Fr. Bloomfield's Blog

I am a Roman Catholic Priest of the Archdiocese of Detroit, currently assigned to Divine Child Parish in Dearborn, Michigan. When I manage to keep the page updated, hopefully something interesting can be found here!

Saturday, June 17, 2006

Fath Seeking Understanding for June 18, 2006 -- Corpus Christi

Corpus Christi – the Solemnity of the Body and Blood of Jesus Christ – evokes a powerful memory of the Eucharistic processions that take place yearly in the Italian cities of Orvieto and Bolsena (about 70 miles north of Rome). When I was living in Rome, I was invited to participate with seminarians from the North American College in these processions which date to the 13th century. Both processions, which wind through the narrow and hilly streets of these two medieval Italian villages, are expressions of faith in the Real Presence of Jesus Christ in the Holy Eucharist; they also bear witness to the origin of today’s great feast in honor of the Blessed Sacrament.

Bolsena is the site of what is known as a “Eucharistic Miracle,” in which the Sacred Host visibly transforms into flesh and blood. While celebrating Mass in 1263 at the Church of St. Christina in Bolsena, Peter of Prague was uncertain as to the truth of the Eucharist. Immediately after the words of consecration, however, the Sacred Host began to bleed. As the drops of blood fell onto the corporal, the astonished priest stopped the Mass, and was taken to nearby Orvieto, where Pope Urban IV was staying. Immediately ordering an investigation, the Pope ordered the Host and corporal (with the blood stains) to be brought to Orvieto in procession, where they were enshrined in the Cathedral.

St. Thomas Aquinas was asked by the Pope to compose a hymn in honor of the Miracle, and the following year, the feast of Corpus Christi was instituted in the universal calendar. St. Thomas’ hymn, the Lauda Sion, is a remarkable theological summary of the Church’s faith in the Eucharist while being an equally beautiful and artistic composition filled with love for our Lord. Today, the Lauda Sion remains in the Liturgy as an optional sequence before the Gospel on today’s feast.

Each city celebrates this feast with a Eucharistic procession, in which the relic of the Eucharistic miracle is carried throughout the town; at the end of the procession, the Blessed Sacrament is carried in an ornate monstrance. Benediction is celebrated at small altars set up throughout the procession-route. Bolsena is particularly unique, however, because the townspeople adorn the entire route with flower-mosaics. These mosaics are created with fresh flower petals and leaves, on patches of dirt, to honor the Blessed Sacrament. Only the priest or bishop carrying the monstrance with the Eucharist steps on the beautiful flowers; everyone else in the procession carefully avoids them.

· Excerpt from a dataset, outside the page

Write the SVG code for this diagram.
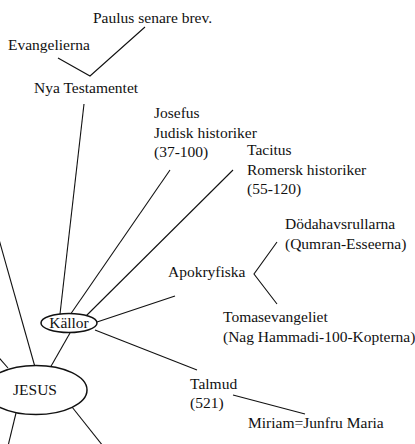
<svg xmlns="http://www.w3.org/2000/svg" width="415" height="444" viewBox="0 0 415 444">
<style>
.c line,.c polyline{stroke:#111;stroke-width:1.1;fill:none}
ellipse{fill:#fff;stroke:#111;stroke-width:1.5}
</style>
<rect width="415" height="444" fill="#fff"/>
<g class="c" id="connectors">
<polyline points="58,58 90,76 145,27"/>
<line x1="84" y1="104" x2="60" y2="314"/>
<line x1="170" y1="170" x2="70" y2="315"/>
<line x1="233" y1="170" x2="86" y2="316"/>
<line x1="175" y1="296" x2="97" y2="322"/>
<line x1="95" y1="330" x2="197" y2="370"/>
<line x1="70" y1="333" x2="50" y2="368"/>
<line x1="-2" y1="236" x2="35" y2="367"/>
<line x1="-6" y1="352" x2="8" y2="368"/>
<line x1="16" y1="413" x2="8" y2="446"/>
<line x1="72" y1="407" x2="103" y2="446"/>
<polyline points="277,242 254,274 277,304"/>
<line x1="233" y1="395" x2="305" y2="414"/>
</g>
<g id="paulus"><text x="93" y="23" font-family="Liberation Serif" font-size="15.5" fill="#111">Paulus senare brev.</text></g>
<g id="evangelierna"><text x="8" y="50" font-family="Liberation Serif" font-size="15.5" fill="#111">Evangelierna</text></g>
<g id="nt"><text x="34" y="93" font-family="Liberation Serif" font-size="15.5" fill="#111">Nya Testamentet</text></g>
<g id="josefus"><text x="154" y="118" font-family="Liberation Serif" font-size="15.5" fill="#111">Josefus</text><text x="154" y="138" font-family="Liberation Serif" font-size="15.5" fill="#111">Judisk historiker</text><text x="154" y="157" font-family="Liberation Serif" font-size="15.5" fill="#111">(37-100)</text></g>
<g id="tacitus"><text x="247" y="155" font-family="Liberation Serif" font-size="15.5" fill="#111">Tacitus</text><text x="247" y="175" font-family="Liberation Serif" font-size="15.5" fill="#111">Romersk historiker</text><text x="247" y="194" font-family="Liberation Serif" font-size="15.5" fill="#111">(55-120)</text></g>
<g id="dodahav"><text x="285" y="229" font-family="Liberation Serif" font-size="15.5" fill="#111">Dödahavsrullarna</text><text x="285" y="249" font-family="Liberation Serif" font-size="15.5" fill="#111">(Qumran-Esseerna)</text></g>
<g id="apokryfiska"><text x="168" y="277" font-family="Liberation Serif" font-size="15.5" fill="#111">Apokryfiska</text></g>
<g id="tomas"><text x="223" y="322" font-family="Liberation Serif" font-size="15.5" fill="#111">Tomasevangeliet</text><text x="223" y="342" font-family="Liberation Serif" font-size="15.5" fill="#111">(Nag Hammadi-100-Kopterna)</text></g>
<g id="kallor"><ellipse cx="69" cy="323" rx="28" ry="9.5"/><text x="69" y="328" text-anchor="middle" font-family="Liberation Serif" font-size="15.5" fill="#111">Källor</text></g>
<g id="jesus"><ellipse cx="36" cy="390" rx="51" ry="24.5"/><text x="35" y="395" text-anchor="middle" font-family="Liberation Serif" font-size="15.5" fill="#111">JESUS</text></g>
<g id="talmud"><text x="190" y="389" font-family="Liberation Serif" font-size="15.5" fill="#111">Talmud</text><text x="190" y="408" font-family="Liberation Serif" font-size="15.5" fill="#111">(521)</text></g>
<g id="miriam"><text x="248" y="428" font-family="Liberation Serif" font-size="15.5" fill="#111">Miriam=Junfru Maria</text></g>
</svg>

Even though participating in both processions was incredibly exhausting, the experience was unforgettable and deeply moving. Beyond giving honor and glory to our Lord, physically present in the Eucharist, these processions recall the importance of cultural expressions of our Faith. There can be no doubt, after witnessing such care and devotion, as to our Faith in the Eucharist. Processions, celebrations, religious plays, and religious music all strengthen our practice of the Faith and provide opportunities for evangelism.

The Feast of the Body and Blood of Christ also gives us an opportunity to reflect on the importance and the meaning of the Eucharist in our own lives. As the Second Vatican Council teaches, the Eucharist is “the source and summit of the Christian life” (Lumen Gentium, 11; cf. CCC, 1324). The Eucharist is not only the goal of our life, it is the means by which we reach that goal. It is the pinnacle of our worship, while being the fulfillment of God’s sanctification of His people. In the Eucharist, we not only encounter God in an absolutely unique way, we are united to Him in anticipation of eternal life.

Although Christ is present in His word, in the prayer of the Church, in the poor and downtrodden, He is present “most especially in the Eucharistic species” (Vatican II, Sacrosanctum Concilium, 7). The Eucharist is a presence unlike all others, because it is the substantial presence of God among us, in His flesh and blood. Finally, this Eucharistic Presence of Christ “begins at the moment of consecration and endures as long as the Eucharistic species subsist. Christ is present whole and entire in each of the species and whole and entire in each of their parts” (CCC 1377).

We sing the praises of our Lord in the Eucharist with St. Thomas Aquinas, in the Adoro te devote:

Godhead here in hiding, whom I do adore,
Masked by these bare shadows, shape and nothing more,
See, Lord, at Thy service low lies here a heart
Lost, all lost in wonder at the God thou art.

Seeing, touching, tasting are in thee deceived:
How says trusty hearing? that shall be believed;
What God’s Son has told me, take for truth I do;
Truth Himself speaks truly or there’s nothing true.